All the same, a one-notch rating difference can still be a big concern for CLO investors. "Small changes, loan to loan, make a big difference in a CLO," said John Connor, a vice president in Hartford Investment Management's bank loan portfolio management team, which manages several CLOs. For example, a rating just one notch lower than single-B plus could make a CLO manager unable to invest in a deal because of its effect on the CLO's ratings test, he said.

To be sure, the ratings agencies' ratings methodologies do not go without justification. Moody's policy on notching is to minimize a Moody's-rated CDO's reliance on notched ratings, according to a special report written by managing director Jeremy Gluck in December on how Moody's deals with non-Moody's-rated collateral instruments in Moody's-rated collateralized debt obligations (CDOs). "Reflecting the philosophical and analytical support for minimizing reliance on notched ratings, Moody's has generally been comfortable with no more than a 20% notched bucket within multisector CDOs," Gluck said. Non-Moody's rated collateral in a product could even be unlimited, depending on certain factors, he said.

Still, "For some asset classes, including CDOs themselves, [Moody's has] concluded that the divergence in ratings is simply too great to contemplate notching," he said. Performing ratings estimates, also known as "shadow ratings," is Moody's' preference for dealing with non-Moody's rated collateral. Shadow ratings are offered at the extra financial cost of a CLO manager or issuer.

S&P prefers to supply credit estimates for non-S&P-rated loans. "Leverage-loan securitizations generally require credit estimates for unrated assets," said David Tesher, an S&P analyst, in response to S&P's policy on non-S&P-rated collateral in CLOs. "S&P's Risk Solutions group performs estimates for such obligors using its Credit Model and other probability of default models.... Our main goal is to understand the corresponding credit risk that a prospective issuer looks to incorporate into their structure," he said.

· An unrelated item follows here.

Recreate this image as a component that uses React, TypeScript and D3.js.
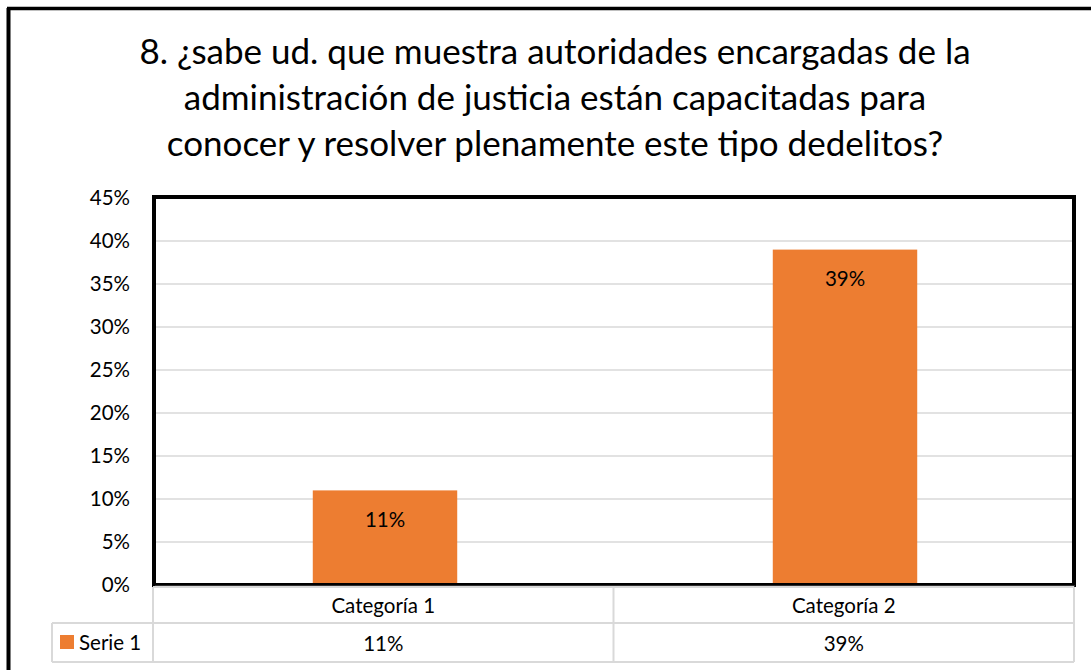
import { useMemo } from "react";
import * as d3 from "d3";

const titleLines = [
  "8. ¿sabe ud. que muestra autoridades encargadas de la",
  "administración de justicia están capacitadas para",
  "conocer y resolver plenamente este tipo dedelitos?",
];
const categories = ["Categoría 1", "Categoría 2"];
const seriesName = "Serie 1";
const values = [0.11, 0.39];
const yTicks = [0, 0.05, 0.1, 0.15, 0.2, 0.25, 0.3, 0.35, 0.4, 0.45];

const W = 1091;
const H = 670;
const PLOT = { left: 155, right: 1075, top: 198, bottom: 585 };
const FONT = "Lato, 'Open Sans', sans-serif";
const ORANGE = "#ED7D31";
const FS = 20.5;

export default function App() {
  const x = useMemo(
    () =>
      d3.scaleBand<string>()
        .domain(categories)
        .range([PLOT.left, PLOT.right])
        .paddingInner(0.686)
        .paddingOuter(0.343),
    []
  );
  const y = useMemo(
    () => d3.scaleLinear().domain([0, 0.45]).range([PLOT.bottom, PLOT.top]),
    []
  );
  const pct = d3.format(".0%");
  const colX = d3.scaleBand<string>().domain(categories).range([153, 1074]);
  const rows = { top: 587, mid: 623, bottom: 662 };

  return (
    <svg
      width={W}
      height={H}
      style={{ position: "absolute", left: 0, top: 0, background: "#fff" }}
    >
      {/* outer frame */}
      <line x1={8.5} x2={8.5} y1={8} y2={H} stroke="#000" strokeWidth={4} />
      <line x1={7} x2={W} y1={8.5} y2={8.5} stroke="#000" strokeWidth={3.5} />

      {titleLines.map((t, i) => (
        <text
          key={i}
          x={555}
          y={64 + i * 46}
          textAnchor="middle"
          fontFamily={FONT}
          fontSize={35}
          fill="#000"
        >
          {t}
        </text>
      ))}

      {/* gridlines */}
      {yTicks.map((t) => (
        <line
          key={t}
          x1={PLOT.left}
          x2={PLOT.right}
          y1={y(t)}
          y2={y(t)}
          stroke="#d9d9d9"
          strokeWidth={1.5}
        />
      ))}
      {yTicks.map((t) => (
        <text
          key={"l" + t}
          x={130}
          y={y(t)}
          dy="0.35em"
          textAnchor="end"
          fontFamily={FONT}
          fontSize={FS}
          fill="#000"
        >
          {pct(t)}
        </text>
      ))}

      {/* bars */}
      {categories.map((c, i) => (
        <g key={c}>
          <rect
            x={x(c)}
            y={y(values[i])}
            width={x.bandwidth()}
            height={y(0) - y(values[i])}
            fill={ORANGE}
          />
          <text
            x={(x(c) ?? 0) + x.bandwidth() / 2}
            y={y(values[i]) + 29}
            dy="0.35em"
            textAnchor="middle"
            fontFamily={FONT}
            fontSize={FS}
            fill="#000"
          >
            {pct(values[i])}
          </text>
        </g>
      ))}

      {/* plot border */}
      <rect
        x={PLOT.left - 1}
        y={PLOT.top - 1}
        width={PLOT.right - PLOT.left}
        height={PLOT.bottom - PLOT.top + 1}
        fill="none"
        stroke="#000"
        strokeWidth={4}
      />
      <line x1={PLOT.left} x2={PLOT.right} y1={PLOT.bottom + 1} y2={PLOT.bottom + 1} stroke="#404040" strokeWidth={1.5} />

      {/* data table */}
      <g stroke="#d9d9d9" strokeWidth={2} fill="none">
        <line x1={153} x2={1074} y1={rows.top} y2={rows.top} />
        <line x1={52} x2={1074} y1={rows.mid} y2={rows.mid} />
        <line x1={52} x2={1074} y1={rows.bottom} y2={rows.bottom} />
        <line x1={52} x2={52} y1={rows.mid} y2={rows.bottom} />
        <line x1={153} x2={153} y1={rows.top} y2={rows.bottom} />
        <line x1={colX(categories[1])} x2={colX(categories[1])} y1={rows.top} y2={rows.bottom} />
        <line x1={1074} x2={1074} y1={rows.top} y2={rows.bottom} />
      </g>
      {categories.map((c, i) => (
        <g key={"t" + c}>
          <text
            x={(colX(c) ?? 0) + colX.bandwidth() / 2}
            y={(rows.top + rows.mid) / 2 + 1}
            dy="0.35em"
            textAnchor="middle"
            fontFamily={FONT}
            fontSize={FS}
          >
            {c}
          </text>
          <text
            x={(colX(c) ?? 0) + colX.bandwidth() / 2}
            y={(rows.mid + rows.bottom) / 2 + 1}
            dy="0.35em"
            textAnchor="middle"
            fontFamily={FONT}
            fontSize={FS}
          >
            {pct(values[i])}
          </text>
        </g>
      ))}
      <rect x={60} y={635} width={14} height={14} fill={ORANGE} />
      <text x={79} y={643} dy="0.35em" fontFamily={FONT} fontSize={FS}>
        {seriesName}
      </text>
    </svg>
  );
}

Fitch, on the other hand, appears to have a more flexible approach to accepting non-Fitch rated collateral. "If there is a large (two, three or more notch) discrepancy between S&P and Moody's ratings, we may take the lower of the two; if there is a split rating between investment grade and non-investment grade, we may take the lower of the two; or if we have a distinctly different opinion on a credit or sector, we may provide a private rating," said Jill Zelter, a managing director in Fitch's credit products group.

Fitch, however will accept just one Moody's or S&P rating, if only one is available. She said this methodology, which accepts the other agency ratings, is based on a past Fitch study, which concluded that its ratings usually fall in between S&P's and Moody's. "We have no mandatory minimum requirement for Fitch-rated collateral. However, if a public rating is not available, Fitch would provide a private rating for the loan," she said.

All the same, Fitch almost has to allow Moody's and S&P ratings because of the hold the two have on the loan ratings market, one investor said. "There's no way I could get a deal done without using Moody's and S&P," he said. "They've become the de facto

standard."

Ultimately, despite investor discrepancies regarding the two agencies' dominance in the loan ratings space, CLO managers said the issues they face in arranging their CLOs with the agencies are, for the most part, manageable. "In the positive environment we are in now, [notching] is not much of an issue... But when collateral becomes really stressed, then it becomes a real issue," said Tiffen.

"You work around it," an investor said. "If the ratings agencies maintain consistency and are open to suggestions when structuring CLOs, then CLO managers can deal with the investment restrictions."

"It all depends on how strong your dialogue is with the agencies," added Tiffen.